§ Your objective
Write out again, exactly as they appear, the lines from the line with "Clone this chart in D3.js." through the line with "const yMinor = d3.range(-34, 35, 2).map(v". Do not include any pictures.

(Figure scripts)
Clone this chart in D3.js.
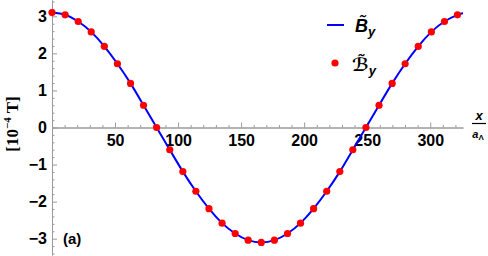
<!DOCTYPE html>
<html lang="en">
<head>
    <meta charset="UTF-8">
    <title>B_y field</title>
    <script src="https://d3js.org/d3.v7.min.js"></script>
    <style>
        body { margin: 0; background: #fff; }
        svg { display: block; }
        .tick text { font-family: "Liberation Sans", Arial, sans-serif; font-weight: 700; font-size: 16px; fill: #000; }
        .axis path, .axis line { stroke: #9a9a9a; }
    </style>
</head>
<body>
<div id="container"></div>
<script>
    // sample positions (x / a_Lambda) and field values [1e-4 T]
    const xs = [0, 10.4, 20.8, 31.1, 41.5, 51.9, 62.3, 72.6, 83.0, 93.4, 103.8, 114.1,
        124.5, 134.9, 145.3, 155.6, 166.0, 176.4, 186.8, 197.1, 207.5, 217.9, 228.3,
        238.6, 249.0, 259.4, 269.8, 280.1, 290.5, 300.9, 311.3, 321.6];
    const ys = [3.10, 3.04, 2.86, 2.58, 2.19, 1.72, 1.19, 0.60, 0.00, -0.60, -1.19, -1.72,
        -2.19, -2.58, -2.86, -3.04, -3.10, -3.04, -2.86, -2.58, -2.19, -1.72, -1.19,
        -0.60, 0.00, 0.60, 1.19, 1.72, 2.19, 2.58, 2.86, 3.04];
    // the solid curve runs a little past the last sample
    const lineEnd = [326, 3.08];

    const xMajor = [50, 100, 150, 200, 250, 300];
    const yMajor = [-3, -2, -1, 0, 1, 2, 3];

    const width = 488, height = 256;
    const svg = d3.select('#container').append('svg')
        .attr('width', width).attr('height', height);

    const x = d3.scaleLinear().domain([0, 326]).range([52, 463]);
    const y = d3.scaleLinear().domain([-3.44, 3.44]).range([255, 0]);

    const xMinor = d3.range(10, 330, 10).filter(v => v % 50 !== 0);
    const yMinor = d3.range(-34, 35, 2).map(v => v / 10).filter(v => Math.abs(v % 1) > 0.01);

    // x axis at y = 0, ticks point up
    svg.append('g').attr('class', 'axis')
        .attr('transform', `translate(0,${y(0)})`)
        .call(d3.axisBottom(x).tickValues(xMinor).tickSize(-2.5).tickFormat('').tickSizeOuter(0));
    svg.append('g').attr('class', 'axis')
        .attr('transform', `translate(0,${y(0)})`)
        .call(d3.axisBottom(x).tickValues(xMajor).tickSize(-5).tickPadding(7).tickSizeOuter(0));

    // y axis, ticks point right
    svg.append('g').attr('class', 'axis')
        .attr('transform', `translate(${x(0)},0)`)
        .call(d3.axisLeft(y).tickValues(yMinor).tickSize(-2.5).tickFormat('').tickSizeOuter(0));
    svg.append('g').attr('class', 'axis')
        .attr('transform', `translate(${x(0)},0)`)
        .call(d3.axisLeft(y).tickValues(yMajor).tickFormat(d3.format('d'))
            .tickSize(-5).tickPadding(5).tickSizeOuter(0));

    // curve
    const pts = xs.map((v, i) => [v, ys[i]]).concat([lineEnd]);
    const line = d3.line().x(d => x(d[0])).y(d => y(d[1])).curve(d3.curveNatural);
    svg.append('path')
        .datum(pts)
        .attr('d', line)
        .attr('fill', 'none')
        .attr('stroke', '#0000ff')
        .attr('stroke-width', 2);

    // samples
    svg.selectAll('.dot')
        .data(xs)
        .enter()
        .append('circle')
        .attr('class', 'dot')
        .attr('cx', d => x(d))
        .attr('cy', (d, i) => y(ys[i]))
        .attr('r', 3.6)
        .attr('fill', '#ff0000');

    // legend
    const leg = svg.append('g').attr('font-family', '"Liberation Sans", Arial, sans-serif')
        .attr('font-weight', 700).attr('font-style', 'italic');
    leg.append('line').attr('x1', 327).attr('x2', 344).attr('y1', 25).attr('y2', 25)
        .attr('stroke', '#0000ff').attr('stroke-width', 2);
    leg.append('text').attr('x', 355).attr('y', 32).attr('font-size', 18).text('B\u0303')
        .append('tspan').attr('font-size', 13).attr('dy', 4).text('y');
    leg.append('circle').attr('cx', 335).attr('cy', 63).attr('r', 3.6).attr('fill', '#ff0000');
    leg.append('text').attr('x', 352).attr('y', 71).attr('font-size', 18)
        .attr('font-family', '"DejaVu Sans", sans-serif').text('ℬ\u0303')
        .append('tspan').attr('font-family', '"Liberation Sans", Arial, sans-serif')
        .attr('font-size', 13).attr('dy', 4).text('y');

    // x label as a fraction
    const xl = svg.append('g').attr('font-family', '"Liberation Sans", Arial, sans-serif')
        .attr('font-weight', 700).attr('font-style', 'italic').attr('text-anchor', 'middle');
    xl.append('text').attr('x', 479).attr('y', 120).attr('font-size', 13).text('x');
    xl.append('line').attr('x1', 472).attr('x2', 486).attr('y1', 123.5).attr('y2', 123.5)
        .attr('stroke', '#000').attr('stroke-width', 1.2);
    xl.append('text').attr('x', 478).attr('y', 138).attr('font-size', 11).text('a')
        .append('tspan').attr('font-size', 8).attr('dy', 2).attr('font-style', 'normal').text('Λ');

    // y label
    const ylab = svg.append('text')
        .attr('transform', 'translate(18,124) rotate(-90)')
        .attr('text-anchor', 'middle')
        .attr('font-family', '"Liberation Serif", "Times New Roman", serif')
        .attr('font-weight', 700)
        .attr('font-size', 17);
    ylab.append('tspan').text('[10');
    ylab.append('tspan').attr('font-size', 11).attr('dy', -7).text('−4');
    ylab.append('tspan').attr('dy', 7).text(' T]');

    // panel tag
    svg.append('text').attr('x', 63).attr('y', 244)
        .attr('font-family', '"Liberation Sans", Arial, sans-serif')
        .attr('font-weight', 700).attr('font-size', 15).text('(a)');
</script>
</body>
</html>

* * *

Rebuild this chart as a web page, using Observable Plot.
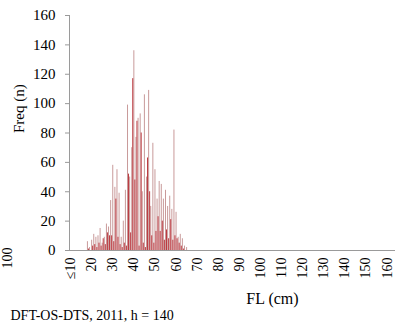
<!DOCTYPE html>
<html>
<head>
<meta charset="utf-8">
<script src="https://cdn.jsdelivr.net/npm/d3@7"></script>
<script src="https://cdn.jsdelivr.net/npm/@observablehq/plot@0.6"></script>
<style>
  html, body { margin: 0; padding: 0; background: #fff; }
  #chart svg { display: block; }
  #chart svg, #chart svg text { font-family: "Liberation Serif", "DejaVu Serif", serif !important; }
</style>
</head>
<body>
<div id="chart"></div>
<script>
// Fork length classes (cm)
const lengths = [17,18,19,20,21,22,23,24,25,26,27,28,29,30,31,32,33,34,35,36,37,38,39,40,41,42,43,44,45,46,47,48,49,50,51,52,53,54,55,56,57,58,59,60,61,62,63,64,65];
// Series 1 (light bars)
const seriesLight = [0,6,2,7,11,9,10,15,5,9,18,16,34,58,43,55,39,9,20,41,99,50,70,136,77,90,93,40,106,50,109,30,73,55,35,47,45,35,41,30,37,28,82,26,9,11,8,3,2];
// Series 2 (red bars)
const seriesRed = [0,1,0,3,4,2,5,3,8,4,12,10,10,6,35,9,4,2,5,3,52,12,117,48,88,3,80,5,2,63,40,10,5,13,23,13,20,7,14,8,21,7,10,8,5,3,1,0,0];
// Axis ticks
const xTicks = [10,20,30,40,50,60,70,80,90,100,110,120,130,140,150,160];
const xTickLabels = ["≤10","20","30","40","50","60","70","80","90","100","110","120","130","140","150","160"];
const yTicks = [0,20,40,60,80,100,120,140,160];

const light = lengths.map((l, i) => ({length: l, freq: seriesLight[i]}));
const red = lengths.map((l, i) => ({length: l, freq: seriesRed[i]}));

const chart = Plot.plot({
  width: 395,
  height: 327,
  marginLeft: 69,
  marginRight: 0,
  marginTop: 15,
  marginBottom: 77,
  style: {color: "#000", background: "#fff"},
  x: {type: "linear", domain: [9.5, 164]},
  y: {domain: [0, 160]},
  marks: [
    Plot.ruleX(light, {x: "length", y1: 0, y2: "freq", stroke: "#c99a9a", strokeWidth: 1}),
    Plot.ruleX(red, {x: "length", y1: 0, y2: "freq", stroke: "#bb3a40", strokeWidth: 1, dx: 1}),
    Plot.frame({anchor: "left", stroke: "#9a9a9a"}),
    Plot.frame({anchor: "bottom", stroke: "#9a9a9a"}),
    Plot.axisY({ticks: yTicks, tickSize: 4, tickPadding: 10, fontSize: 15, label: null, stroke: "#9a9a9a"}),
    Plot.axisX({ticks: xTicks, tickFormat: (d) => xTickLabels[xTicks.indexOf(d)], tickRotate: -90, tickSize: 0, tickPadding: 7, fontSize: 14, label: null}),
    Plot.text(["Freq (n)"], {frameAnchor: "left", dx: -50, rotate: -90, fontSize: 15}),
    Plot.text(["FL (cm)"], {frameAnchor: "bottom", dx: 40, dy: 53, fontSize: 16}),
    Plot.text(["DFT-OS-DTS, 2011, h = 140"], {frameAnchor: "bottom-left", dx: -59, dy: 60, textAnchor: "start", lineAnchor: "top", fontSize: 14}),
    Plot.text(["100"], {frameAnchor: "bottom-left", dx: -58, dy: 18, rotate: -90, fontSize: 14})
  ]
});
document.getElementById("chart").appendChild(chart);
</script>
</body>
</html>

§ Solution to this exercise
Clone this chart in D3.js.
<!DOCTYPE html>
<html lang="en">
<head>
    <meta charset="UTF-8">
    <title>B_y field</title>
    <script src="https://d3js.org/d3.v7.min.js"></script>
    <style>
        body { margin: 0; background: #fff; }
        svg { display: block; }
        .tick text { font-family: "Liberation Sans", Arial, sans-serif; font-weight: 700; font-size: 16px; fill: #000; }
        .axis path, .axis line { stroke: #9a9a9a; }
    </style>
</head>
<body>
<div id="container"></div>
<script>
    // sample positions (x / a_Lambda) and field values [1e-4 T]
    const xs = [0, 10.4, 20.8, 31.1, 41.5, 51.9, 62.3, 72.6, 83.0, 93.4, 103.8, 114.1,
        124.5, 134.9, 145.3, 155.6, 166.0, 176.4, 186.8, 197.1, 207.5, 217.9, 228.3,
        238.6, 249.0, 259.4, 269.8, 280.1, 290.5, 300.9, 311.3, 321.6];
    const ys = [3.10, 3.04, 2.86, 2.58, 2.19, 1.72, 1.19, 0.60, 0.00, -0.60, -1.19, -1.72,
        -2.19, -2.58, -2.86, -3.04, -3.10, -3.04, -2.86, -2.58, -2.19, -1.72, -1.19,
        -0.60, 0.00, 0.60, 1.19, 1.72, 2.19, 2.58, 2.86, 3.04];
    // the solid curve runs a little past the last sample
    const lineEnd = [326, 3.08];

    const xMajor = [50, 100, 150, 200, 250, 300];
    const yMajor = [-3, -2, -1, 0, 1, 2, 3];

    const width = 488, height = 256;
    const svg = d3.select('#container').append('svg')
        .attr('width', width).attr('height', height);

    const x = d3.scaleLinear().domain([0, 326]).range([52, 463]);
    const y = d3.scaleLinear().domain([-3.44, 3.44]).range([255, 0]);

    const xMinor = d3.range(10, 330, 10).filter(v => v % 50 !== 0);
    const yMinor = d3.range(-34, 35, 2).map(v => v / 10).filter(v => Math.abs(v % 1) > 0.01);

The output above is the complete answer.